Work instructions - Leave the pictures out and quote every line from the start of the listing to the line with "0, 0, 4.55, 4.65, 4.65, 4.6, 0, 0, 0, 0]", inclusive.

Data excerpt -
........

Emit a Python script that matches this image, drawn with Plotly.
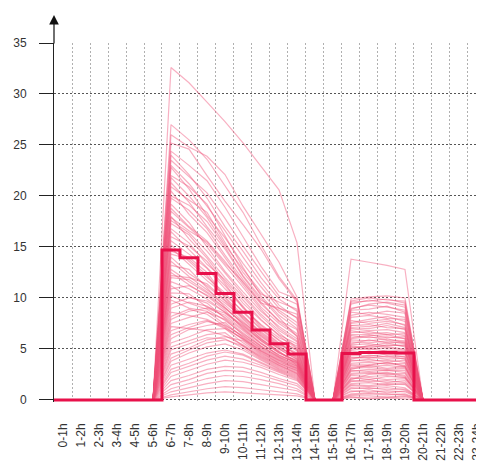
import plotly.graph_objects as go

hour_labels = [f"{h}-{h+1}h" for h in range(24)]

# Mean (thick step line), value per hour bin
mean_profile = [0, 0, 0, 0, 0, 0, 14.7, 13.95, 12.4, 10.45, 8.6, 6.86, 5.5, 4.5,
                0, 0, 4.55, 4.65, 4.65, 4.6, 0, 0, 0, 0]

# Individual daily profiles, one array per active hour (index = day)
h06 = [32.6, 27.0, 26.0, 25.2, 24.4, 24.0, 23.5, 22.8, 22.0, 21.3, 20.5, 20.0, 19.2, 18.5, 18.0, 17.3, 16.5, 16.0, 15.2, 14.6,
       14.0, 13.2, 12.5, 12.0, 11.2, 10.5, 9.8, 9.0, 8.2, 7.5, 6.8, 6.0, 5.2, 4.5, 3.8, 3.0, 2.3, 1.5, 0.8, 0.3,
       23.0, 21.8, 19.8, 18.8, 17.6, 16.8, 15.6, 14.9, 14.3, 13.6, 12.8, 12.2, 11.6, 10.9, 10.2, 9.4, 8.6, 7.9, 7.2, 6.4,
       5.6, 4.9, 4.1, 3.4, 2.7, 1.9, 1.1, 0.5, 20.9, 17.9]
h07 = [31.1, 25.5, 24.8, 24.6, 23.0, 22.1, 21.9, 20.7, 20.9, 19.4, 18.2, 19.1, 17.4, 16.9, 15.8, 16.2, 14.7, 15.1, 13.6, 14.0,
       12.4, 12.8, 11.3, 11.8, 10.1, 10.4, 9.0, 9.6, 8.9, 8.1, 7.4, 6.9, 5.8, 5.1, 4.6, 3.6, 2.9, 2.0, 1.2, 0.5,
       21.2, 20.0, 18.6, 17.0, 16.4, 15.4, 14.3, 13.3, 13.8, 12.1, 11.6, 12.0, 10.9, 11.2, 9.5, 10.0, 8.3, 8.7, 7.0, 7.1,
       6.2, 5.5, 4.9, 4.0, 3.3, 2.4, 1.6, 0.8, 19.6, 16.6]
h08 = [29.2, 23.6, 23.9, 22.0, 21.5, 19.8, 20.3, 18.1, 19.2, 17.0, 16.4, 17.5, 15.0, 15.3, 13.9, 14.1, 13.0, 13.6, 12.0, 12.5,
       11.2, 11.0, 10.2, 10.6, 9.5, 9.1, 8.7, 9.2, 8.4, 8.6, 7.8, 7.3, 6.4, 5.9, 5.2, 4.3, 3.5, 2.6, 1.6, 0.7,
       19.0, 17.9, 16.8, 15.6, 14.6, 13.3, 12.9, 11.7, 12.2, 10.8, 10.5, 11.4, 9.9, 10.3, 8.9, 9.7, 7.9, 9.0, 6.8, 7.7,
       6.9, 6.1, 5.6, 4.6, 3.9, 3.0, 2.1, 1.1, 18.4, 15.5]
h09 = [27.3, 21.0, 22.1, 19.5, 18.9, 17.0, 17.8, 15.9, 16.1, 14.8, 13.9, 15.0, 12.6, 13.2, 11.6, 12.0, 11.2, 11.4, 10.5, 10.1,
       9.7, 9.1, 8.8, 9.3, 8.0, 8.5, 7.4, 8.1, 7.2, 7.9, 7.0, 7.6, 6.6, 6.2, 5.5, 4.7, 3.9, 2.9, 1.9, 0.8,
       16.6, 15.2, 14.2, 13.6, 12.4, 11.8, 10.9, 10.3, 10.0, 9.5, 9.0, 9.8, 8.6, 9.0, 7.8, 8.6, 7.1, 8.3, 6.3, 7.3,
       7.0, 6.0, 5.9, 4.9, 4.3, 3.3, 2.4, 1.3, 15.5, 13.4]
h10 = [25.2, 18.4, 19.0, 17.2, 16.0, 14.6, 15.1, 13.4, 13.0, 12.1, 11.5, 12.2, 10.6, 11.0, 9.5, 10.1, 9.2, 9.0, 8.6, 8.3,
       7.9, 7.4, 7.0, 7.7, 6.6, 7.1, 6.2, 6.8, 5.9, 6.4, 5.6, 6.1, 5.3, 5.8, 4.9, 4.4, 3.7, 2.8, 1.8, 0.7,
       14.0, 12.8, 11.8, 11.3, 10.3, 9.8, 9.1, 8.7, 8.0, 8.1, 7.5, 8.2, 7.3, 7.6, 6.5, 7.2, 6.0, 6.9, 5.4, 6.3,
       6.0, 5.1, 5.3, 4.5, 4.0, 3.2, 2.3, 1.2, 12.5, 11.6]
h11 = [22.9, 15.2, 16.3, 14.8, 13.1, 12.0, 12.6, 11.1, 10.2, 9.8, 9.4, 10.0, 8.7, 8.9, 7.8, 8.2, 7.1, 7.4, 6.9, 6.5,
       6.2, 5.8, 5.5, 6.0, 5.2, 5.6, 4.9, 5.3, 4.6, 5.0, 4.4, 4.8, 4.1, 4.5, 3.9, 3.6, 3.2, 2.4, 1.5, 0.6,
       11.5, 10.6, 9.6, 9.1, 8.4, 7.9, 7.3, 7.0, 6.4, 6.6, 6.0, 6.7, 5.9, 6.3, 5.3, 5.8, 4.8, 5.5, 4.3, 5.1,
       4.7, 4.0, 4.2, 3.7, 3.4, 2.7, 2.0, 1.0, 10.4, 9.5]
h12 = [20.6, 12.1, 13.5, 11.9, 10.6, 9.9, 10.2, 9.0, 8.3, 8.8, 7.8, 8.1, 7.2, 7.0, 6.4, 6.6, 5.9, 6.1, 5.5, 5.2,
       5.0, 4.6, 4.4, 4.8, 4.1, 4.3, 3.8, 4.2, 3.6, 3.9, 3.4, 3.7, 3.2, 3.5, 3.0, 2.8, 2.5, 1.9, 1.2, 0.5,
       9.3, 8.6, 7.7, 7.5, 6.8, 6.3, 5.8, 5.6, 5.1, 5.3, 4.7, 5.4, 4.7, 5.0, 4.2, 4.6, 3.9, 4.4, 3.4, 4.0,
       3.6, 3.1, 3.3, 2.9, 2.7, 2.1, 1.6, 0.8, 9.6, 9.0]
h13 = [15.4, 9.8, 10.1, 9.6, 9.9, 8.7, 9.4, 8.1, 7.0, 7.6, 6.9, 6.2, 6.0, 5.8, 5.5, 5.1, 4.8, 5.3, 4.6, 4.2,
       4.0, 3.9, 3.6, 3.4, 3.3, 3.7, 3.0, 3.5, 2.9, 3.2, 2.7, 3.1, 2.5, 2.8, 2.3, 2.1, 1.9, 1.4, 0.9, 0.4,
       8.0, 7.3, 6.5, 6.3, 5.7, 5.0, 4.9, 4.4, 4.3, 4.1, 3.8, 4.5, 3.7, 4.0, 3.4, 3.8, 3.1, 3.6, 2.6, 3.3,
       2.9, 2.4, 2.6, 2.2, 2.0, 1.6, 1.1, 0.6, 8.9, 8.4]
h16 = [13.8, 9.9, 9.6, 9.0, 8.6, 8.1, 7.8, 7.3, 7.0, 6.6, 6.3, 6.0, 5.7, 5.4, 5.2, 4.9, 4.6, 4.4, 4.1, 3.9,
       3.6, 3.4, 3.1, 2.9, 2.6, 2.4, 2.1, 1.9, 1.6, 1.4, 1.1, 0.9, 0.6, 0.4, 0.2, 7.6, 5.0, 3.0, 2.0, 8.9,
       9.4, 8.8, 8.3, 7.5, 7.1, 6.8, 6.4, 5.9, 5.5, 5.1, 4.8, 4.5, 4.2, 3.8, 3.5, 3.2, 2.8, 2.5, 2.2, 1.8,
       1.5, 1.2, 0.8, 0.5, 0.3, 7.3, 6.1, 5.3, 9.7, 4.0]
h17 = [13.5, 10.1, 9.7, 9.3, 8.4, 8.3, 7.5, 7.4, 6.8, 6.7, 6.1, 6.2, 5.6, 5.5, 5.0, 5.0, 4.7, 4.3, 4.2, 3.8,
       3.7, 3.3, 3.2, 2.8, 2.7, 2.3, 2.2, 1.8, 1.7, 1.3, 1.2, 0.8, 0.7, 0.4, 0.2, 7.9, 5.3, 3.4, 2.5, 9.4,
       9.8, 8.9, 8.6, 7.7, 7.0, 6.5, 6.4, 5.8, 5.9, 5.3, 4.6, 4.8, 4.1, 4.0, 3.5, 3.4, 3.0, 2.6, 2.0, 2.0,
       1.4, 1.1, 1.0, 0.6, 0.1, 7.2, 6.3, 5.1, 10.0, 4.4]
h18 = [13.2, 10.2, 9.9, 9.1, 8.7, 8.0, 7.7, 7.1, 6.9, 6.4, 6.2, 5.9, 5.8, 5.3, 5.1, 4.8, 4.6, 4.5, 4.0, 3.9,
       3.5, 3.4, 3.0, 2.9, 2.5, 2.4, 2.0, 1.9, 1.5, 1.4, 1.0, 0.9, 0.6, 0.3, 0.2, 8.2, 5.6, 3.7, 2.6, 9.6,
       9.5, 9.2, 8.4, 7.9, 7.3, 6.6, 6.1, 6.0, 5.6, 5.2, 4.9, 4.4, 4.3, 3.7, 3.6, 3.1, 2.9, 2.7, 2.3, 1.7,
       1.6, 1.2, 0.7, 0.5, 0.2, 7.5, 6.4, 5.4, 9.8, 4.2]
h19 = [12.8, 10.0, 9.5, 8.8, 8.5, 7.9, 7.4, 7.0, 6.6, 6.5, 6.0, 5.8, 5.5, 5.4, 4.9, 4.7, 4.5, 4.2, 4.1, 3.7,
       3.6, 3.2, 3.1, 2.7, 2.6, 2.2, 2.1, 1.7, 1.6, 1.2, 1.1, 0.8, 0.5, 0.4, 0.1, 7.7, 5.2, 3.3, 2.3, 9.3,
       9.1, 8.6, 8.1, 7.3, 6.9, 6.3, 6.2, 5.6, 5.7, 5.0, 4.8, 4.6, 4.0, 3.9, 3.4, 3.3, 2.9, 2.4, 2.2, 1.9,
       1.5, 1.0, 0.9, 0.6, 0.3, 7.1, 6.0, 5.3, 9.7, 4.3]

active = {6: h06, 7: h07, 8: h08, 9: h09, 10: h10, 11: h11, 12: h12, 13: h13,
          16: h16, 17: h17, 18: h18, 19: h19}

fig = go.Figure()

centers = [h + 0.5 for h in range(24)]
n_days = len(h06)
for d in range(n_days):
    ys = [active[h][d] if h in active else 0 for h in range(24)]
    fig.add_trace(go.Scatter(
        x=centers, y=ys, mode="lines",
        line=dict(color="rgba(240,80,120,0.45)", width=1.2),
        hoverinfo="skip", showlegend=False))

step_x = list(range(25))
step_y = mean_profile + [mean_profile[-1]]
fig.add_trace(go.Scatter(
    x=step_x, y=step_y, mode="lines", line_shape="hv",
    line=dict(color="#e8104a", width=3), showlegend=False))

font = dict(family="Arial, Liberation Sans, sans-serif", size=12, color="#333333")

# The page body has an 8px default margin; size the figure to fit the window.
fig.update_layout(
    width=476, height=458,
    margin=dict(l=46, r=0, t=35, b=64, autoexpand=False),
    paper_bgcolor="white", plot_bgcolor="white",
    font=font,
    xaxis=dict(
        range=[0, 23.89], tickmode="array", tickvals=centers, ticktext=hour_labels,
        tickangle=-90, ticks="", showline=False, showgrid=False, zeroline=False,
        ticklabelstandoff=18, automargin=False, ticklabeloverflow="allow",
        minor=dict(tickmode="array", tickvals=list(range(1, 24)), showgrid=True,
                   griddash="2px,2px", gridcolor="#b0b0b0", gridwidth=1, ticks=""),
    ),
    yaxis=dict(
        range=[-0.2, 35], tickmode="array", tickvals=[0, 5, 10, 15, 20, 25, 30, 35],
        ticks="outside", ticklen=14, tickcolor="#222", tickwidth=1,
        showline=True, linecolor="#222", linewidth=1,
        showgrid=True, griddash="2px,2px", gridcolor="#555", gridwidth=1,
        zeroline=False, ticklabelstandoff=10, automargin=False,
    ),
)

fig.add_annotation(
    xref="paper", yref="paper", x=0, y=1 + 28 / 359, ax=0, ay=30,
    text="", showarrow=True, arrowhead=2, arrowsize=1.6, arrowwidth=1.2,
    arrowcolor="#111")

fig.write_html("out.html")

........

Full answer -
Emit a Python script that matches this image, drawn with Plotly.
import plotly.graph_objects as go

hour_labels = [f"{h}-{h+1}h" for h in range(24)]

# Mean (thick step line), value per hour bin
mean_profile = [0, 0, 0, 0, 0, 0, 14.7, 13.95, 12.4, 10.45, 8.6, 6.86, 5.5, 4.5,
                0, 0, 4.55, 4.65, 4.65, 4.6, 0, 0, 0, 0]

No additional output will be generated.